Un deuxième exemple de focalisation externe est donné par la scène qui se trouve dans le chapitre III. Le narrateur suit Julie à sa sortie du bal jusqu’à la maison de M. Joseph. Il escalade le mur du jardin et essaie d’observer la scène. Mais il est loin et ne peut faire que des conjectures et des suppositions sur ce qui se passe à l’intérieur.

Mais cette vision extérieure change petit à petit. Grâce aux longues années passées auprès de M. Joseph, le narrateur apprend à comprendre les pensées et les sentiments de ce dernier. Il tente, en « amateur d’âmes », d’expliquer l’amour et les soins dont cet homme entoure sa femme et son fils. Il explique aussi les raisons de son inquiétude pour eux : le destin est toujours prêt à les lui ravir. M. Joseph n’est plus cet homme énigmatique du début, celui qui fait peur. C’est un homme comme les autres. Il a des forces et des faiblesses. Par exemple, dans le passage suivant, le narrateur témoigne d’une connaissance assez profonde du caractère de son ami. Il tente d’expliquer son état d’âme et d’esprit face au destin qui menace sa famille :

‘Il y avait certainement chez M. Joseph une grande part d’amour propre. Je ne crois pas qu’il existe des saints. Il se servait avec trop d’intelligence de sa qualité pour n’avoir pas une haute opinion de lui-même. En fin, quand il avait bien souffert d’amour-propre, qu’il s’était soigneusement blessé à l’endroit qui ne guérit pas avec l’idée qu’il serait berné, il souffrait d’amour pur et simple. La perdre et rester seul! La remplacer par quoi? (Il n’était même pas question de se demander par qui on pouvait la remplacer; il avait vu les Sophie et les Eléonore!) Il n’ y avait de ressources qu’en cessant d’aimer. C’est ce qu’il fit, je crois. Mais, des hommes de la taille de M. Joseph ne passent pas au suivant, comme les hommes de petit format. S’ils abandonnent, c’est par instinct de conservation. On ne peut pas savoir qu’ils n’aiment plus. Eux-mêmes l’ignorent mais ils font désormais ce qu’il faut pour vivre; la vie tient à eux; cela doit être bien désagréable. (V, 743-744)’

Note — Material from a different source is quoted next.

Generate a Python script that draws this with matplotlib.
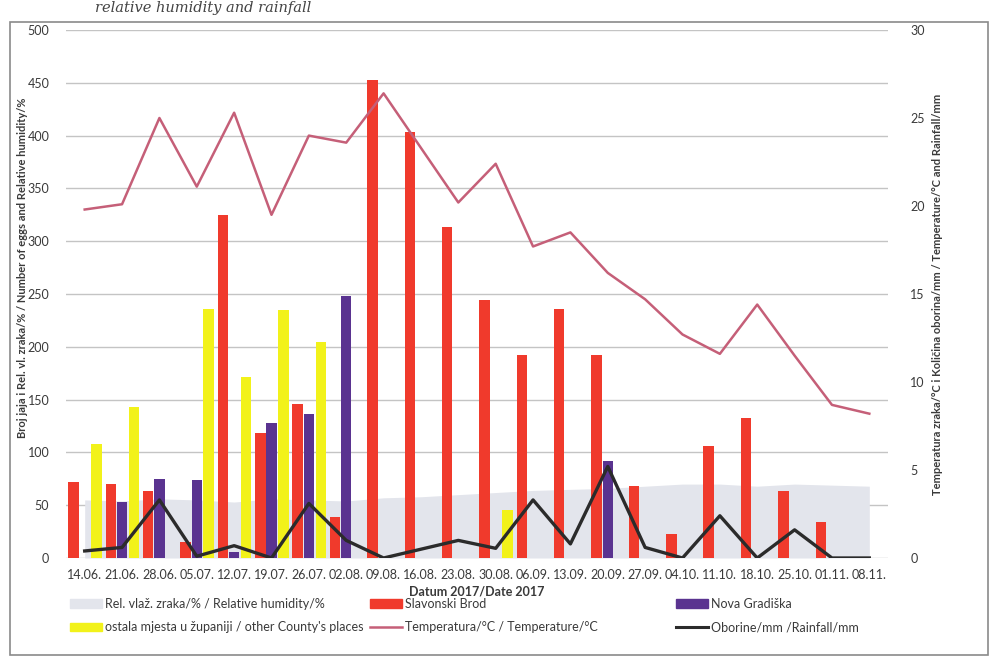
import matplotlib
matplotlib.use("Agg")
import matplotlib.pyplot as plt
from matplotlib.patches import Rectangle, Patch
from matplotlib.lines import Line2D
import numpy as np

plt.rcParams['font.family'] = ['Lato', 'DejaVu Sans']

dates = ["14.06.", "21.06.", "28.06.", "05.07.", "12.07.", "19.07.", "26.07.", "02.08.",
         "09.08.", "16.08.", "23.08.", "30.08.", "06.09.", "13.09.", "20.09.", "27.09.",
         "04.10.", "11.10.", "18.10.", "25.10.", "01.11.", "08.11."]

humidity = [55, 54, 56, 55, 53, 56, 55, 54, 57, 58, 60, 62, 64, 65, 66, 68, 70, 70, 68, 70, 69, 68]
slavonski_brod = [72, 70, 63, 15, 325, 118, 146, 39, 453, 403, 313, 244, 192, 236, 192, 68,
                  23, 106, 133, 63, 34, 0]
nova_gradiska = [0, 53, 75, 74, 6, 128, 136, 248, 0, 0, 0, 0, 0, 0, 92, 0, 0, 0, 0, 0, 0, 0]
ostala_mjesta = [108, 143, 0, 236, 171, 235, 205, 0, 0, 0, 0, 45, 0, 0, 0, 0, 0, 0, 0, 0, 0, 0]
temperature = [19.8, 20.1, 25.0, 21.1, 25.3, 19.5, 24.0, 23.6, 26.4, 23.3, 20.2, 22.4, 17.7,
               18.5, 16.2, 14.7, 12.7, 11.6, 14.4, 11.5, 8.7, 8.2]
rainfall = [0.4, 0.6, 3.3, 0.1, 0.7, 0.0, 3.1, 1.0, 0.0, 0.5, 1.0, 0.55, 3.3, 0.8, 5.2, 0.6,
            0.0, 2.4, 0.0, 1.6, 0.0, 0.0]

left_ticks = [0, 50, 100, 150, 200, 250, 300, 350, 400, 450, 500]
right_ticks = [0, 5, 10, 15, 20, 25, 30]

RED = "#f03a2c"
PURPLE = "#5a3390"
YELLOW = "#f2f21a"
HUM = "#e3e5ec"
TEMP = "#c55f78"
RAIN = "#2b2b2b"
TXT = "#3a3a3a"

W, H = 1003, 671
fig = plt.figure(figsize=(W / 100, H / 100), dpi=100)
ax = fig.add_axes([66 / W, 1 - 558 / H, (888 - 66) / W, (558 - 30) / H])
ax2 = ax.twinx()

x = np.arange(len(dates))
bw = 0.28
ax.fill_between(x, 0, humidity, color=HUM, zorder=1, linewidth=0)
ax.bar(x - 0.3, slavonski_brod, bw, color=RED, zorder=2)
ax.bar(x, nova_gradiska, bw, color=PURPLE, zorder=2)
ax.bar(x + 0.32, ostala_mjesta, bw, color=YELLOW, zorder=2)

ax2.plot(x, temperature, color=TEMP, lw=1.8, zorder=3)
ax2.plot(x, rainfall, color=RAIN, lw=2.4, zorder=3)

ax.set_xlim(-0.5, len(dates) - 0.5)
ax.set_ylim(0, 500)
ax2.set_ylim(0, 30)
ax.set_yticks(left_ticks)
ax2.set_yticks(right_ticks)
ax.set_xticks(x)
ax.set_xticklabels(dates)

for a in (ax, ax2):
    for s in a.spines.values():
        s.set_visible(False)
ax.yaxis.grid(True, color="#c4c4c4", lw=1.0, zorder=0)
ax.set_axisbelow(True)
ax.tick_params(axis='x', length=0, pad=8, labelsize=9.0, labelcolor=TXT)
ax.tick_params(axis='y', length=0, pad=12, labelsize=9, labelcolor=TXT)
ax2.tick_params(axis='y', length=0, pad=16, labelsize=9, labelcolor=TXT)

ax.set_ylabel("Broj jaja i Rel. vl. zraka/% / Number of eggs and Relative humidity/%",
              fontsize=8, color=TXT, fontweight='bold')
ax.yaxis.set_label_coords(-0.046, 0.55)
ax2.set_ylabel("Temperatura zraka/°C i Količina oborina/mm / Temperature/°C and Rainfall/mm",
               fontsize=8, color=TXT, fontweight='bold', rotation=90)
ax2.yaxis.set_label_coords(1.054, 0.5)
ax.set_xlabel("Datum 2017/Date 2017", fontsize=9, color=TXT, fontweight='bold', labelpad=3)

legend_cols = [
    ([Patch(color=HUM), Patch(color=YELLOW)],
     ["Rel. vlaž. zraka/% / Relative humidity/%",
      "ostala mjesta u županiji / other County's places"], 70),
    ([Patch(color=RED), Line2D([0], [0], color=TEMP, lw=1.8)],
     ["Slavonski Brod", "Temperatura/°C / Temperature/°C"], 370),
    ([Patch(color=PURPLE), Line2D([0], [0], color=RAIN, lw=2.2)],
     ["Nova Gradiška", "Oborine/mm /Rainfall/mm"], 676),
]
for hs, ls, px in legend_cols:
    leg = fig.legend(hs, ls, ncol=1, loc='upper left', bbox_to_anchor=(px / W, 1 - 598 / H),
                     frameon=False, fontsize=9, labelcolor=TXT, handlelength=2.6,
                     handleheight=0.7, handletextpad=0.2, labelspacing=0.9, borderaxespad=0,
                     borderpad=0)

fig.add_artist(Rectangle((10 / W, 1 - 655 / H), 978 / W, (655 - 22) / H,
                         transform=fig.transFigure, fill=False, edgecolor="#8a8a8a", lw=1.2))
fig.text(95 / W, 1 - 1 / H, "relative humidity and rainfall", fontsize=10.5, family='DejaVu Serif',
         style='italic', color="#444444", va='top')

fig.savefig("out.png", dpi=100, facecolor="white")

Contrairement au personnage de Langlois d’Un Roi sans divertissement , qui échappe au fil du texte, et dont le comportement devient de plus en plus énigmatique, on le verra plus loin, malgré la présence de plusieurs narrateurs qui prennent la relève pour tenter d’expliquer ce comportement, M. Joseph, lui, apparaît de plus en plus transparent. Le narrateur le connaît de plus en plus et fournit des explications non seulement sur son action mais aussi sur ses sentiments profonds. Dans Le Moulin de Pologne , on passe progressivement d’un récit en focalisation externe à un récit presque en focalisation zéro, puisque le narrateur sait désormais tout sur le personnage, qui pourtant, au début, paraissait énigmatique et opaque.

Notes
669.

Le thème n’est pas nouveau. Dans Triomphe de la vie , Panturle et ses amis chargent Eugénie de séduire le forgeron Augustin pour qu’il accpte de leur fabriquer une charrue spéciale, capable de labourer leurs champs arides. Dans Regain , Mamèche parvient à faire venir Arsule chez Panturle pour que celui-ci se marie avec elle, fonde une famille et s’installe dans le village abandonné.